Embracing subjectivity

I recently sat in a joint media and creative presentation where a senior client asked the media agency to justify why this was the right channel mix and use of budget. He then turned to the creative agency and asked which of their three options they liked the most.

On the surface this was fine. Media decisions have numbers to justify them whilst creative decisions are far more subjective. But on reflection, I think that the obsession of media agencies (and clients) on finding a single right answer each time is holding back the industry.

Let’s be honest, most media decisions are far more subjective than we would like. Measurement systems are different for each channel, tracking across device is far from accurate, and survey data is based on the claims of ‘people who fill out surveys’ – a unique breed in themselves. Can you hand on heart say that this in-store activation will deliver more in the long run than that TV sponsorship? Of course you can’t, and shouldn’t, but we have trained clients to think we should.

Rather than see this as a negative, we should embrace the subjectivity of media in the same way that creative agencies do; particularly with the world of media changing so rapidly.

The danger of seeking just one solution every time, rather than alternatives to be debated, is that it can make us less brave and less willing to embrace the innovation needed in today’s environment.
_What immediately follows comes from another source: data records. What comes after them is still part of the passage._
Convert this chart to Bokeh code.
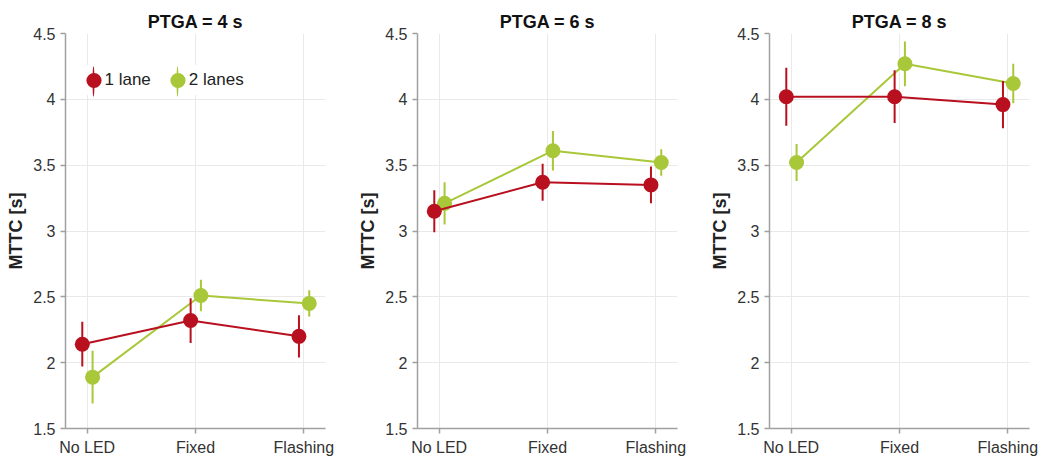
import numpy as np
from bokeh.plotting import figure
from bokeh.layouts import row
from bokeh.models import ColumnDataSource, FixedTicker, Legend, LegendItem, Range1d
from bokeh.embed import file_html
from bokeh.resources import INLINE

# ---------------- data ----------------
categories = ["No LED", "Fixed", "Flashing"]
panel_titles = ["PTGA = 4 s", "PTGA = 6 s", "PTGA = 8 s"]
series_names = ["1 lane", "2 lanes"]

lane1_mean_4s = [2.14, 2.32, 2.20]
lane1_err_4s = [0.17, 0.17, 0.16]
lane2_mean_4s = [1.89, 2.51, 2.45]
lane2_err_4s = [0.20, 0.12, 0.10]

lane1_mean_6s = [3.15, 3.37, 3.35]
lane1_err_6s = [0.16, 0.14, 0.14]
lane2_mean_6s = [3.21, 3.61, 3.52]
lane2_err_6s = [0.16, 0.15, 0.10]

lane1_mean_8s = [4.02, 4.02, 3.96]
lane1_err_8s = [0.22, 0.20, 0.18]
lane2_mean_8s = [3.52, 4.27, 4.12]
lane2_err_8s = [0.14, 0.17, 0.15]

y_ticks = [1.5, 2, 2.5, 3, 3.5, 4, 4.5]
y_tick_labels = ["1.5", "2", "2.5", "3", "3.5", "4", "4.5"]
y_axis_label = "MTTC [s]"

# ---------------- style ----------------
RED = "#b8101f"
GREEN = "#a8c83a"
FONT = "Liberation Sans"
AXIS_COLOR = "#a0a0a0"
GRID_COLOR = "#e9e9e9"
OFFSETS = {"1 lane": -0.045, "2 lanes": 0.05}
COLORS = {"1 lane": RED, "2 lanes": GREEN}

FIG_H = 461
BORDER_L = 65
BORDER_T = 33
BORDER_B = 33


def draw_series(p, name, means, errs):
    x = np.arange(len(categories)) + OFFSETS[name]
    m = np.array(means)
    e = np.array(errs)
    src = ColumnDataSource(dict(x=x, y=m, lo=m - e, hi=m + e,
                                none=np.full(len(categories), np.nan)))
    c = COLORS[name]
    p.line("x", "y", source=src, line_color=c, line_width=2)
    p.segment(x0="x", y0="lo", x1="x", y1="hi", source=src, line_color=c, line_width=2)
    p.scatter("x", "y", source=src, marker="circle", size=15,
              fill_color=c, line_color=c, line_width=0)
    # legend-only proxies (no position -> nothing drawn in the plot area)
    rbar = p.ellipse(x="none", y="none", width=2, height=30, width_units="screen",
                     height_units="screen", source=src, fill_color=c, line_color=None)
    rdot = p.ellipse(x="none", y="none", width=15, height=15, width_units="screen",
                     height_units="screen", source=src, fill_color=c, line_color=None)
    return rbar, rdot


def make_panel(title, l1m, l1e, l2m, l2e, width, right_border, legend=False):
    p = figure(width=width, height=FIG_H,
               x_range=Range1d(-0.2, 2.2), y_range=Range1d(1.5, 4.5),
               output_backend="svg", toolbar_location=None,
               min_border_left=BORDER_L, min_border_right=right_border,
               min_border_top=BORDER_T, min_border_bottom=BORDER_B,
               background_fill_color="white", border_fill_color="white")
    p.outline_line_color = None

    p.title.text = title
    p.title.align = "center"
    p.title.text_font = FONT
    p.title.text_font_size = "18px"
    p.title.text_font_style = "bold"
    p.title.text_color = "#111111"
    p.title.standoff = 3

    xt = list(range(len(categories)))
    p.xaxis.ticker = FixedTicker(ticks=xt)
    p.xgrid.ticker = FixedTicker(ticks=xt)
    p.xaxis.major_label_overrides = {i: c for i, c in enumerate(categories)}
    p.yaxis.ticker = FixedTicker(ticks=y_ticks)
    p.ygrid.ticker = FixedTicker(ticks=y_ticks)
    p.yaxis.major_label_overrides = dict(zip(y_ticks, y_tick_labels))

    for ax in (p.xaxis[0], p.yaxis[0]):
        ax.axis_line_color = AXIS_COLOR
        ax.axis_line_width = 1.5
        ax.major_tick_line_color = AXIS_COLOR
        ax.major_tick_line_width = 1.5
        ax.major_tick_out = 5
        ax.major_tick_in = 0
        ax.minor_tick_line_color = None
        ax.major_label_text_font = FONT
        ax.major_label_text_font_size = "16px"
        ax.major_label_text_color = "#333333"
        ax.major_label_standoff = 5
    p.yaxis.axis_label = y_axis_label
    p.yaxis.axis_label_text_font = FONT
    p.yaxis.axis_label_text_font_size = "18px"
    p.yaxis.axis_label_text_font_style = "bold"
    p.yaxis.axis_label_text_color = "#222222"
    p.yaxis.axis_label_standoff = 4

    p.grid.grid_line_color = GRID_COLOR
    p.grid.grid_line_width = 1

    r2 = draw_series(p, "2 lanes", l2m, l2e)
    r1 = draw_series(p, "1 lane", l1m, l1e)

    if legend:
        frame_h = FIG_H - BORDER_T - BORDER_B
        # dots + labels (white box hides the grid behind it)
        lg = Legend(items=[LegendItem(label=series_names[0], renderers=[r1[1]]),
                           LegendItem(label=series_names[1], renderers=[r2[1]])],
                    orientation="horizontal", location=(18.5, frame_h - 62),
                    glyph_width=19, glyph_height=30, padding=8, spacing=17,
                    label_standoff=2, margin=0,
                    label_text_font=FONT, label_text_font_size="17px",
                    label_text_color="#222222",
                    background_fill_color="white", background_fill_alpha=1.0,
                    border_line_color=None)
        p.add_layout(lg)
        # vertical error-bar strokes through the legend dots
        lg_bars = Legend(items=[LegendItem(label=" ", renderers=[r1[0]]),
                                LegendItem(label=" ", renderers=[r2[0]])],
                         orientation="horizontal", location=(9, frame_h - 67),
                         glyph_width=38, glyph_height=38, padding=0, spacing=0,
                         label_standoff=0, label_width=46, margin=0,
                         label_text_font_size="1px",
                         background_fill_alpha=0.0, border_line_color=None)
        p.add_layout(lg_bars)
    return p


p1 = make_panel(panel_titles[0], lane1_mean_4s, lane1_err_4s, lane2_mean_4s, lane2_err_4s,
                352, 27, legend=True)
p2 = make_panel(panel_titles[1], lane1_mean_6s, lane1_err_6s, lane2_mean_6s, lane2_err_6s,
                352, 27)
p3 = make_panel(panel_titles[2], lane1_mean_8s, lane1_err_8s, lane2_mean_8s, lane2_err_8s,
                338, 13)

layout = row(p1, p2, p3)
open("out.html", "w").write(file_html(layout, INLINE))
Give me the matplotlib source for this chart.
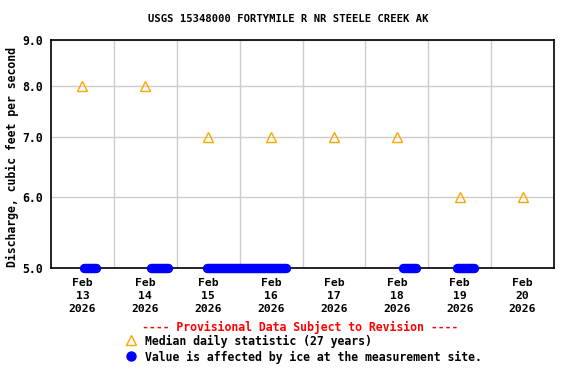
import matplotlib
matplotlib.use("Agg")
import matplotlib.pyplot as plt
import matplotlib.dates as mdates
from matplotlib.ticker import FixedLocator, NullFormatter, FixedFormatter, NullLocator
from datetime import datetime

title = "USGS 15348000 FORTYMILE R NR STEELE CREEK AK"
ylabel = "Discharge, cubic feet per second"

median_days = [datetime(2026, 2, d, 12) for d in range(13, 21)]
median_vals = [8.0, 8.0, 7.0, 7.0, 7.0, 7.0, 6.0, 6.0]

ice_starts = [datetime(2026, 2, 13, 12, 25), datetime(2026, 2, 14, 14, 5),
              datetime(2026, 2, 15, 11, 25), datetime(2026, 2, 18, 14, 25),
              datetime(2026, 2, 19, 11, 0)]
ice_ends = [datetime(2026, 2, 13, 17, 0), datetime(2026, 2, 14, 20, 35),
            datetime(2026, 2, 16, 17, 45), datetime(2026, 2, 18, 19, 10),
            datetime(2026, 2, 19, 17, 35)]
ice_val = 5.0

yticks = [5.0, 6.0, 7.0, 8.0, 9.0]
ytick_labels = ["5.0", "6.0", "7.0", "8.0", "9.0"]
xlabels = ["Feb\n%d\n2026" % d for d in range(13, 21)]

font = "DejaVu Sans Mono"
plt.rcParams['font.family'] = font
plt.rcParams['font.weight'] = 'bold'

fig = plt.figure(figsize=(5.76, 3.84), dpi=100)
ax = fig.add_axes([51/576, 1-268/384, 503/576, 228/384])

ax.set_yscale('log')
ax.set_ylim(5.0, 9.0)
ax.set_xlim(mdates.date2num(datetime(2026, 2, 13)), mdates.date2num(datetime(2026, 2, 21)))

# ice segments
for s, e in zip(ice_starts, ice_ends):
    ax.plot([mdates.date2num(s), mdates.date2num(e)], [ice_val, ice_val],
            color='#0000ff', lw=6.8, solid_capstyle='round', zorder=4, clip_on=False)

ax.plot(mdates.date2num(median_days), median_vals, linestyle='none', marker='^',
        markersize=7, markerfacecolor='none', markeredgecolor='#ffa500',
        markeredgewidth=1.0, zorder=5)

ax.yaxis.set_major_locator(FixedLocator(yticks))
ax.yaxis.set_major_formatter(FixedFormatter(ytick_labels))
ax.yaxis.set_minor_locator(NullLocator())
ax.yaxis.set_minor_formatter(NullFormatter())

major_x = [mdates.date2num(datetime(2026, 2, d)) for d in range(14, 21)]
ax.xaxis.set_major_locator(FixedLocator(major_x))
ax.xaxis.set_major_formatter(NullFormatter())
ax.xaxis.set_minor_locator(FixedLocator(mdates.date2num(median_days)))
ax.xaxis.set_minor_formatter(FixedFormatter(xlabels))

ax.grid(True, which='major', axis='both', color='#cccccc', lw=1.0)
ax.set_axisbelow(True)
ax.tick_params(axis='both', which='both', length=0)
ax.tick_params(axis='y', labelsize=8.3, pad=6)
ax.tick_params(axis='x', which='minor', labelsize=8.2, pad=7)
for lab in ax.get_xticklabels(minor=True):
    lab.set_linespacing(1.37)
    lab.set_fontweight('bold')
for lab in ax.get_yticklabels():
    lab.set_fontweight('bold')
for sp in ax.spines.values():
    sp.set_color('black')
    sp.set_linewidth(1.2)

fig.text(288/576, 1-19/384, title, ha='center', va='center', fontsize=7.6, fontweight='bold')
fig.text(12/576, 1-157/384, ylabel, ha='center', va='center', rotation=90, fontsize=8.3, fontweight='bold')

fig.text(300/576, 1-327/384, "---- Provisional Data Subject to Revision ----", ha='center', va='center',
         fontsize=8.3, fontweight='bold', color='#ff0000')
fig.text(145/576, 1-341/384, "Median daily statistic (27 years)", ha='left', va='center',
         fontsize=8.3, fontweight='bold')
fig.text(145/576, 1-357/384, "Value is affected by ice at the measurement site.", ha='left', va='center',
         fontsize=8.3, fontweight='bold')
fig.lines.append(plt.Line2D([131/576], [1-340/384], transform=fig.transFigure, marker='^',
                            markersize=7, markerfacecolor='none', markeredgecolor='#ffa500',
                            markeredgewidth=1.0, linestyle='none'))
fig.lines.append(plt.Line2D([131/576], [1-356/384], transform=fig.transFigure, marker='o',
                            markersize=6.5, color='#0000ff', linestyle='none'))

fig.savefig("out.png", dpi=100)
The failure to push boundaries – every time, to question the brief – every time, to offer alternatives – every time, leads to safe and unmemorable campaigns. It also leads to clients who leave to find newer, braver thinking; even if they have only embraced safe solutions in the past.


I love this quote from Zuckerberg that says, “In a world that’s changing really quickly, the only strategy guaranteed to fail is not taking risks”.

So as we navigate the changing media, tech & consumer landscapes, let’s all (clients and agencies) embrace the subjectivity that comes with bravery & innovation; and always remember that just because something is countable, it doesn’t mean it is accountable.